* _What needs to be done_
Working from the top of the listing below, retype each line through the line containing "steps = list(range(21))", both included, with no pictures.

* _Given information_
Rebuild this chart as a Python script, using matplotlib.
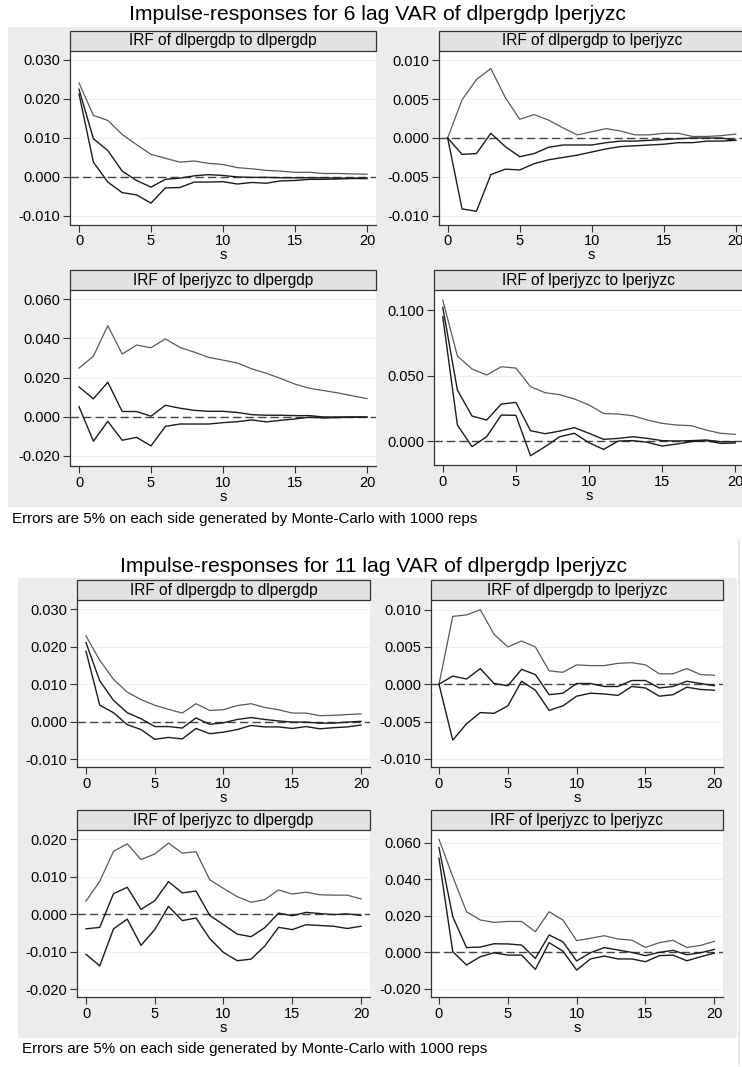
import numpy as np
import matplotlib
matplotlib.use("Agg")
import matplotlib.pyplot as plt
from matplotlib.patches import Rectangle

plt.rcParams["font.family"] = ["Liberation Sans", "DejaVu Sans"]

W, H = 742, 1067
steps = list(range(21))

# ---- 6 lag VAR ----
v6_dd_up = [0.0241, 0.0158, 0.0145, 0.0109, 0.0083, 0.0058, 0.0048, 0.0038, 0.0041, 0.0035, 0.0032,
            0.0024, 0.0021, 0.0017, 0.0015, 0.0012, 0.0012, 0.0009, 0.0009, 0.0008, 0.0007]
v6_dd_irf = [0.0225, 0.0098, 0.0068, 0.0015, -0.0009, -0.0026, -0.0006, -0.0003, 0.0003, 0.0006, 0.0004,
             0.0000, -0.0001, -0.0001, -0.0002, -0.0002, -0.0002, -0.0002, -0.0003, -0.0003, -0.0003]
v6_dd_lo = [0.0213, 0.0038, -0.0013, -0.0040, -0.0046, -0.0067, -0.0028, -0.0027, -0.0013, -0.0013, -0.0012,
            -0.0018, -0.0014, -0.0016, -0.0010, -0.0009, -0.0006, -0.0006, -0.0005, -0.0004, -0.0004]

v6_dl_up = [0.0, 0.0049, 0.0075, 0.0089, 0.0052, 0.0024, 0.0030, 0.0023, 0.0013, 0.0004, 0.0008,
            0.0012, 0.0009, 0.0004, 0.0004, 0.0006, 0.0006, 0.0002, 0.0002, 0.0003, 0.0005]
v6_dl_irf = [0.0, -0.0021, -0.0020, 0.0006, -0.0011, -0.0024, -0.0020, -0.0012, -0.0009, -0.0009, -0.0009,
             -0.0006, -0.0004, -0.0004, -0.0003, -0.0002, -0.0001, 0.0000, 0.0000, 0.0000, -0.0003]
v6_dl_lo = [0.0, -0.0091, -0.0094, -0.0047, -0.0040, -0.0041, -0.0033, -0.0028, -0.0025, -0.0022, -0.0018,
            -0.0014, -0.0011, -0.0010, -0.0009, -0.0008, -0.0006, -0.0006, -0.0004, -0.0004, -0.0003]

v6_ld_up = [0.0248, 0.0309, 0.0465, 0.0320, 0.0366, 0.0352, 0.0398, 0.0354, 0.0330, 0.0303, 0.0289,
            0.0274, 0.0244, 0.0222, 0.0195, 0.0166, 0.0145, 0.0133, 0.0121, 0.0106, 0.0092]
v6_ld_irf = [0.0152, 0.0091, 0.0176, 0.0026, 0.0026, 0.0002, 0.0058, 0.0043, 0.0032, 0.0027, 0.0027,
             0.0021, 0.0010, 0.0007, 0.0007, 0.0005, 0.0005, -0.0002, -0.0002, -0.0002, -0.0002]
v6_ld_lo = [0.0051, -0.0126, -0.0024, -0.0121, -0.0106, -0.0150, -0.0050, -0.0038, -0.0038, -0.0038, -0.0031,
            -0.0026, -0.0017, -0.0027, -0.0019, -0.0012, -0.0003, -0.0007, -0.0005, -0.0003, -0.0003]

v6_ll_up = [0.1076, 0.0649, 0.0550, 0.0504, 0.0567, 0.0557, 0.0415, 0.0369, 0.0354, 0.0321, 0.0275,
            0.0210, 0.0206, 0.0193, 0.0160, 0.0135, 0.0122, 0.0117, 0.0084, 0.0059, 0.0051]
v6_ll_irf = [0.1020, 0.0389, 0.0191, 0.0160, 0.0282, 0.0295, 0.0079, 0.0056, 0.0076, 0.0102, 0.0059,
             0.0013, 0.0020, 0.0033, 0.0020, 0.0003, 0.0000, 0.0003, 0.0008, -0.0005, -0.0005]
v6_ll_lo = [0.0949, 0.0122, -0.0043, 0.0033, 0.0198, 0.0196, -0.0112, -0.0043, 0.0033, 0.0059, -0.0013,
            -0.0064, 0.0000, 0.0003, -0.0010, -0.0038, -0.0023, -0.0005, 0.0003, -0.0018, -0.0015]

# ---- 11 lag VAR ----
v11_dd_up = [0.0229, 0.0164, 0.0113, 0.0079, 0.0059, 0.0044, 0.0033, 0.0023, 0.0048, 0.0030, 0.0032,
             0.0043, 0.0048, 0.0038, 0.0032, 0.0023, 0.0023, 0.0016, 0.0017, 0.0019, 0.0021]
v11_dd_irf = [0.0211, 0.0109, 0.0057, 0.0024, 0.0008, -0.0013, -0.0013, -0.0017, 0.0010, -0.0007, -0.0003,
              0.0006, 0.0011, 0.0006, 0.0002, -0.0001, -0.0001, -0.0004, -0.0004, -0.0001, 0.0001]
v11_dd_lo = [0.0188, 0.0044, 0.0024, -0.0008, -0.0021, -0.0047, -0.0042, -0.0046, -0.0018, -0.0032, -0.0028,
             -0.0021, -0.0010, -0.0014, -0.0014, -0.0018, -0.0013, -0.0019, -0.0016, -0.0014, -0.0009]

v11_dl_up = [0.0, 0.0091, 0.0093, 0.0100, 0.0067, 0.0050, 0.0058, 0.0050, 0.0018, 0.0016, 0.0026,
             0.0025, 0.0025, 0.0028, 0.0029, 0.0026, 0.0014, 0.0014, 0.0021, 0.0013, 0.0012]
v11_dl_irf = [0.0, 0.0011, 0.0007, 0.0021, 0.0001, -0.0002, 0.0020, 0.0013, -0.0014, -0.0012, 0.0001,
              0.0001, -0.0003, -0.0003, 0.0005, 0.0005, -0.0005, -0.0003, 0.0004, 0.0001, -0.0002]
v11_dl_lo = [0.0, -0.0075, -0.0053, -0.0038, -0.0039, -0.0029, 0.0004, -0.0008, -0.0035, -0.0029, -0.0016,
             -0.0012, -0.0013, -0.0015, -0.0003, -0.0005, -0.0016, -0.0014, -0.0004, -0.0007, -0.0008]

v11_ld_up = [0.0035, 0.0088, 0.0168, 0.0188, 0.0146, 0.0161, 0.0190, 0.0163, 0.0167, 0.0092, 0.0069,
             0.0047, 0.0032, 0.0039, 0.0065, 0.0054, 0.0059, 0.0052, 0.0051, 0.0051, 0.0041]
v11_ld_irf = [-0.0039, -0.0035, 0.0055, 0.0072, 0.0013, 0.0036, 0.0087, 0.0057, 0.0062, -0.0003, -0.0028,
              -0.0053, -0.0060, -0.0036, 0.0003, -0.0004, 0.0005, 0.0002, -0.0001, 0.0001, -0.0003]
v11_ld_lo = [-0.0107, -0.0138, -0.0039, -0.0013, -0.0083, -0.0041, 0.0021, -0.0017, -0.0010, -0.0065, -0.0102,
             -0.0124, -0.0120, -0.0085, -0.0035, -0.0041, -0.0028, -0.0030, -0.0032, -0.0038, -0.0032]

v11_ll_up = [0.0618, 0.0414, 0.0222, 0.0177, 0.0164, 0.0169, 0.0169, 0.0113, 0.0222, 0.0177, 0.0064,
             0.0077, 0.0091, 0.0073, 0.0067, 0.0027, 0.0053, 0.0066, 0.0027, 0.0038, 0.0060]
v11_ll_irf = [0.0572, 0.0195, 0.0026, 0.0029, 0.0047, 0.0046, 0.0040, -0.0033, 0.0095, 0.0058, -0.0047,
              -0.0002, 0.0026, 0.0013, 0.0000, -0.0018, 0.0000, 0.0011, -0.0013, -0.0002, 0.0016]
v11_ll_lo = [0.0514, 0.0004, -0.0069, -0.0024, -0.0002, -0.0015, -0.0015, -0.0093, 0.0053, 0.0007, -0.0097,
             -0.0036, -0.0020, -0.0036, -0.0036, -0.0051, -0.0018, -0.0015, -0.0046, -0.0024, -0.0004]

titles = ["IRF of dlpergdp to dlpergdp", "IRF of dlpergdp to lperjyzc",
          "IRF of lperjyzc to dlpergdp", "IRF of lperjyzc to lperjyzc"]
note = "Errors are 5% on each side generated by Monte-Carlo with 1000 reps"

BG = "#ececec"
STRIP = "#e2e2e2"


def fr(x0, y0, x1, y1):
    return [x0 / W, 1 - y1 / H, (x1 - x0) / W, (y1 - y0) / H]


def panel(fig, box, xlim, ylim, yticks, ylabels, title, up, irf, lo):
    x0, y0, x1, y1 = box
    ax = fig.add_axes(fr(x0, y0, x1, y1))
    ax.set_zorder(2)
    ax.set_facecolor("white")
    ax.plot(steps, up, color="#5a5a5a", lw=0.9, zorder=3)
    ax.plot(steps, irf, color="#1c1c1c", lw=1.0, zorder=3)
    ax.plot(steps, lo, color="#1c1c1c", lw=1.0, zorder=3)
    ax.axhline(0, color="#444444", lw=1.0, ls=(0, (6, 3)), zorder=2)
    for t in yticks:
        ax.axhline(t, color="#efefef", lw=0.8, zorder=1)
    ax.set_xlim(*xlim)
    ax.set_ylim(*ylim)
    ax.set_xticks([0, 5, 10, 15, 20])
    ax.set_yticks(yticks)
    ax.set_yticklabels(ylabels)
    ax.tick_params(labelsize=10.5, length=5, width=0.8, color="#333333", pad=2)
    ax.set_xlabel("s", fontsize=10.5, labelpad=0)
    for s in ["top", "right"]:
        ax.spines[s].set_visible(False)
    for s in ["left", "bottom"]:
        ax.spines[s].set_color("#333333")
        ax.spines[s].set_linewidth(0.9)
    # strip header
    sh = 20
    fig.patches.append(Rectangle((x0 / W, 1 - y0 / H), (x1 - x0) / W, sh / H,
                                 transform=fig.transFigure, facecolor=STRIP,
                                 edgecolor="#333333", lw=0.9, zorder=5))
    fig.text((x0 + x1) / 2 / W, 1 - (y0 - sh / 2) / H, title, ha="center", va="center",
             fontsize=11.2, zorder=6)
    return ax


fig = plt.figure(figsize=(W / 100, H / 100), dpi=100)
fig.patch.set_facecolor("white")

# gray graph regions
fig.patches.append(Rectangle((8 / W, 1 - 507 / H), (742 - 8) / W, (507 - 27) / H,
                             transform=fig.transFigure, facecolor=BG, edgecolor="none", zorder=-2))
fig.patches.append(Rectangle((18 / W, 1 - 1038 / H), (737 - 18) / W, (1038 - 578) / H,
                             transform=fig.transFigure, facecolor=BG, edgecolor="none", zorder=-2))
fig.add_artist(plt.Line2D([738.5 / W, 738.5 / W], [1 - 1065 / H, 1 - 540 / H],
                          transform=fig.transFigure, color="#e4e4e4", lw=1.2, zorder=-2))

fig.text(377 / W, 1 - 14 / H, "Impulse-responses for 6 lag VAR of dlpergdp lperjyzc",
         ha="center", va="center", fontsize=15.2)
fig.text(373 / W, 1 - 566 / H, "Impulse-responses for 11 lag VAR of dlpergdp lperjyzc",
         ha="center", va="center", fontsize=15.2)
fig.text(12 / W, 1 - 519 / H, note, ha="left", va="center", fontsize=10.9)
fig.text(22 / W, 1 - 1049 / H, note, ha="left", va="center", fontsize=10.9)

t3 = [0.03, 0.02, 0.01, 0.0, -0.01]
l3 = ["0.030", "0.020", "0.010", "0.000", "-0.010"]
t5 = [0.01, 0.005, 0.0, -0.005, -0.01]
l5 = ["0.010", "0.005", "0.000", "-0.005", "-0.010"]

# 6 lag
panel(fig, (70, 50.7, 376, 224.5), (-0.625, 20.625), (-0.01218, 0.03238), t3, l3,
      titles[0], v6_dd_up, v6_dd_irf, v6_dd_lo)
panel(fig, (439, 50.7, 744.4, 224.5), (-0.6, 20.6), (-0.0111, 0.0112), t5, l5,
      titles[1], v6_dl_up, v6_dl_irf, v6_dl_lo)
panel(fig, (70, 290, 376, 466), (-0.625, 20.625), (-0.02527, 0.06476),
      [0.06, 0.04, 0.02, 0.0, -0.02], ["0.060", "0.040", "0.020", "0.000", "-0.020"],
      titles[2], v6_ld_up, v6_ld_irf, v6_ld_lo)
panel(fig, (434, 290, 744, 465), (-0.6, 20.6), (-0.0183, 0.1153),
      [0.1, 0.05, 0.0], ["0.100", "0.050", "0.000"],
      titles[3], v6_ll_up, v6_ll_irf, v6_ll_lo)

# 11 lag
panel(fig, (77, 600, 370, 767), (-0.655, 20.655), (-0.0121, 0.0325), t3, l3,
      titles[0], v11_dd_up, v11_dd_irf, v11_dd_lo)
panel(fig, (431, 600, 723, 767), (-0.58, 20.63), (-0.0111, 0.0113), t5, l5,
      titles[1], v11_dl_up, v11_dl_irf, v11_dl_lo)
panel(fig, (77, 830, 370, 997), (-0.655, 20.655), (-0.0221, 0.0225),
      [0.02, 0.01, 0.0, -0.01, -0.02], ["0.020", "0.010", "0.000", "-0.010", "-0.020"],
      titles[2], v11_ld_up, v11_ld_irf, v11_ld_lo)
panel(fig, (431, 830, 723, 997), (-0.58, 20.63), (-0.0244, 0.0669),
      [0.06, 0.04, 0.02, 0.0, -0.02], ["0.060", "0.040", "0.020", "0.000", "-0.020"],
      titles[3], v11_ll_up, v11_ll_irf, v11_ll_lo)

fig.savefig("out.png", dpi=100)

* _Written response_
Rebuild this chart as a Python script, using matplotlib.
import numpy as np
import matplotlib
matplotlib.use("Agg")
import matplotlib.pyplot as plt
from matplotlib.patches import Rectangle

plt.rcParams["font.family"] = ["Liberation Sans", "DejaVu Sans"]

W, H = 742, 1067
steps = list(range(21))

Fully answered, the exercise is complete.